Everything in The Infiltrator is something we’ve seen before. There’s the typical drug montage, showing the main characters slowly move up the food chain as the animated maps and postcards establish their travel across the globe. There’s the worried wife telling her stubborn husband, “Promise me this is the last one.” There’s the mysterious drug trafficker sitting in a darkened movie theater smoking a cigar. There’s the coked-up middleman who manically shoots a guy in the face for betraying him. There’s a chase sequence in the second act where the paranoid protagonist finds out someone is on his tail. Had The Infiltrator come out 15 years ago, maybe it would feel a little fresher. In 2016 do we really need another narcotics drama, especially one with no new aesthetics, free of complex characters and emotionally-driven relationships?

While Cranston’s double identity here is far less compelling than his Walter White, his performance is still the best thing The Infiltrator has going for it.
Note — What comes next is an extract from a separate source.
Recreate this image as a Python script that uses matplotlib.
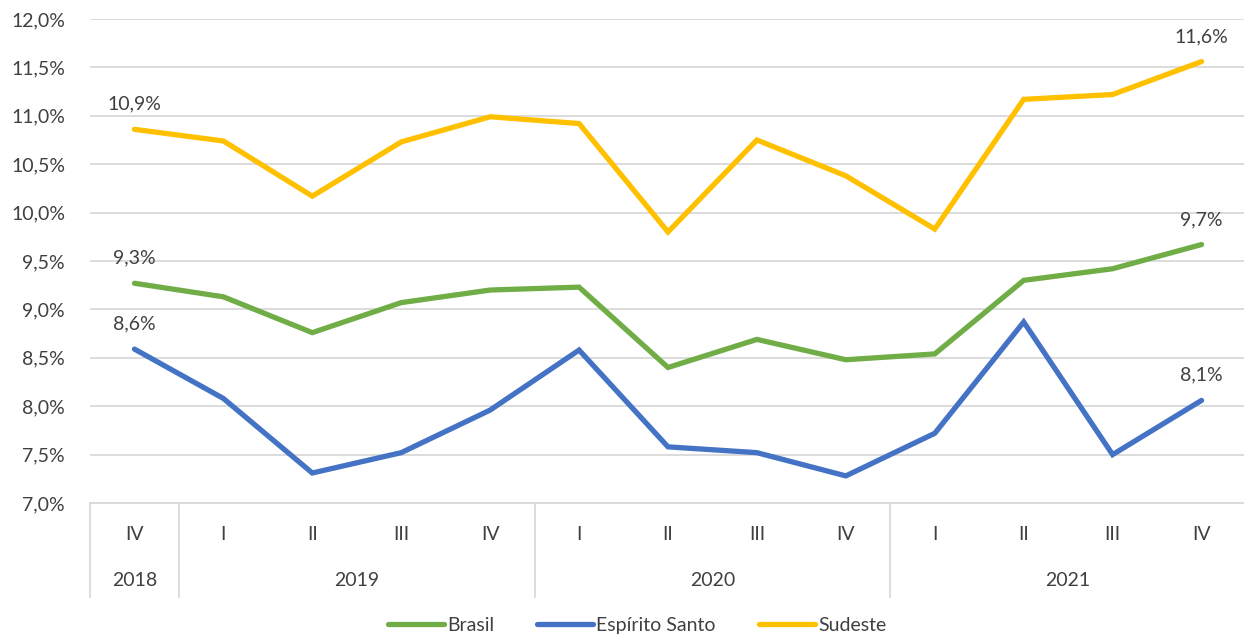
import matplotlib.pyplot as plt
from matplotlib.ticker import FuncFormatter

plt.rcParams['font.family'] = ['Lato', 'DejaVu Sans']

quarters = ['IV', 'I', 'II', 'III', 'IV', 'I', 'II', 'III', 'IV', 'I', 'II', 'III', 'IV']
years = ['2018', '2019', '2020', '2021']
year_spans = [(0, 0), (1, 4), (5, 8), (9, 12)]

brasil = [9.27, 9.13, 8.76, 9.07, 9.20, 9.23, 8.40, 8.69, 8.48, 8.54, 9.30, 9.42, 9.67]
espirito_santo = [8.59, 8.08, 7.31, 7.52, 7.96, 8.58, 7.58, 7.52, 7.28, 7.72, 8.87, 7.50, 8.06]
sudeste = [10.86, 10.74, 10.17, 10.73, 10.99, 10.92, 9.80, 10.75, 10.38, 9.83, 11.17, 11.22, 11.56]

cores = {'Brasil': '#70AD47', 'Espírito Santo': '#4472C4', 'Sudeste': '#FFC000'}
txt = '#404040'
grid = '#D9D9D9'
fs = 14

fig = plt.figure(figsize=(12.44, 6.44), dpi=100)
ax = fig.add_axes([90 / 1244, 1 - 503 / 644, 1156 / 1244, 484 / 644])

x = list(range(len(quarters)))
for nome, serie in [('Brasil', brasil), ('Espírito Santo', espirito_santo), ('Sudeste', sudeste)]:
    ax.plot(x, serie, color=cores[nome], lw=3.8, solid_capstyle='round', solid_joinstyle='miter', label=nome, zorder=3)
    for i in (0, len(serie) - 1):
        ax.annotate(f'{serie[i]:.1f}%'.replace('.', ','), (x[i], serie[i]), xytext=(0, 12),
                    textcoords='offset points', ha='center', va='bottom', fontsize=fs, color=txt)

ax.set_xlim(-0.5, len(quarters) - 0.5)
ax.set_ylim(7.0, 12.0)
ax.set_yticks([7.0 + 0.5 * k for k in range(11)])
ax.yaxis.set_major_formatter(FuncFormatter(lambda v, p: f'{v:.1f}%'.replace('.', ',')))
ax.tick_params(axis='y', length=0, labelsize=fs, labelcolor=txt, pad=18)
ax.set_xticks([])
ax.grid(axis='y', color=grid, lw=1.3)
ax.set_axisbelow(True)
for s in ['top', 'right', 'left']:
    ax.spines[s].set_visible(False)
ax.spines['bottom'].set_color(grid)
ax.spines['bottom'].set_linewidth(1.3)

# tabela de categorias abaixo do eixo
tr = ax.get_xaxis_transform()
for i, q in enumerate(quarters):
    ax.text(i, -0.066, q, transform=tr, ha='center', va='center', fontsize=fs, color=txt)
for (a, b), ano in zip(year_spans, years):
    ax.text((a + b) / 2, -0.16, ano, transform=tr, ha='center', va='center', fontsize=fs, color=txt)
for a, b in year_spans:
    ax.plot([a - 0.5, a - 0.5], [0, -0.194], transform=tr, color=grid, lw=1.3, clip_on=False)
ax.plot([12.5, 12.5], [0, -0.194], transform=tr, color=grid, lw=1.3, clip_on=False)

leg = fig.legend(loc='lower center', bbox_to_anchor=(0.512, -0.012), ncol=3, frameon=False,
                 fontsize=fs, handlelength=2.9, handletextpad=0.15, columnspacing=2.2)
for t in leg.get_texts():
    t.set_color(txt)

fig.savefig('out.png', dpi=100)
Amy Ryan appears as DEA boss Bonni Tischler – I say “appears” because she’s only in a handful of scenes where she does nothing but give her best tough-as-nails female boss. Jason Isaacs shows up in two or three scenes as Assistant U.S. Attorney Mark Jackowski. Diane Kruger is as bland as ever as Mazur’s undercover wife, while Joseph Gilgun (AMC’s Preacher) plays a relatively uninteresting criminal released from prison to help Mazur go undercover. Leguizamo has a few good moments as the charismatic, high-energy Emir, but it’s nothing we haven’t seen from him before.

The Infiltrator isn’t necessarily bad, it just has nothing unique, compelling, or memorable to offer in its over two-hour runtime. If you want an intense examination of agents infiltrating a drug cartel, watch Sicario. And if you want to see Cranston caught in a tug-of-war of complex morals, just rewatch Breaking Bad.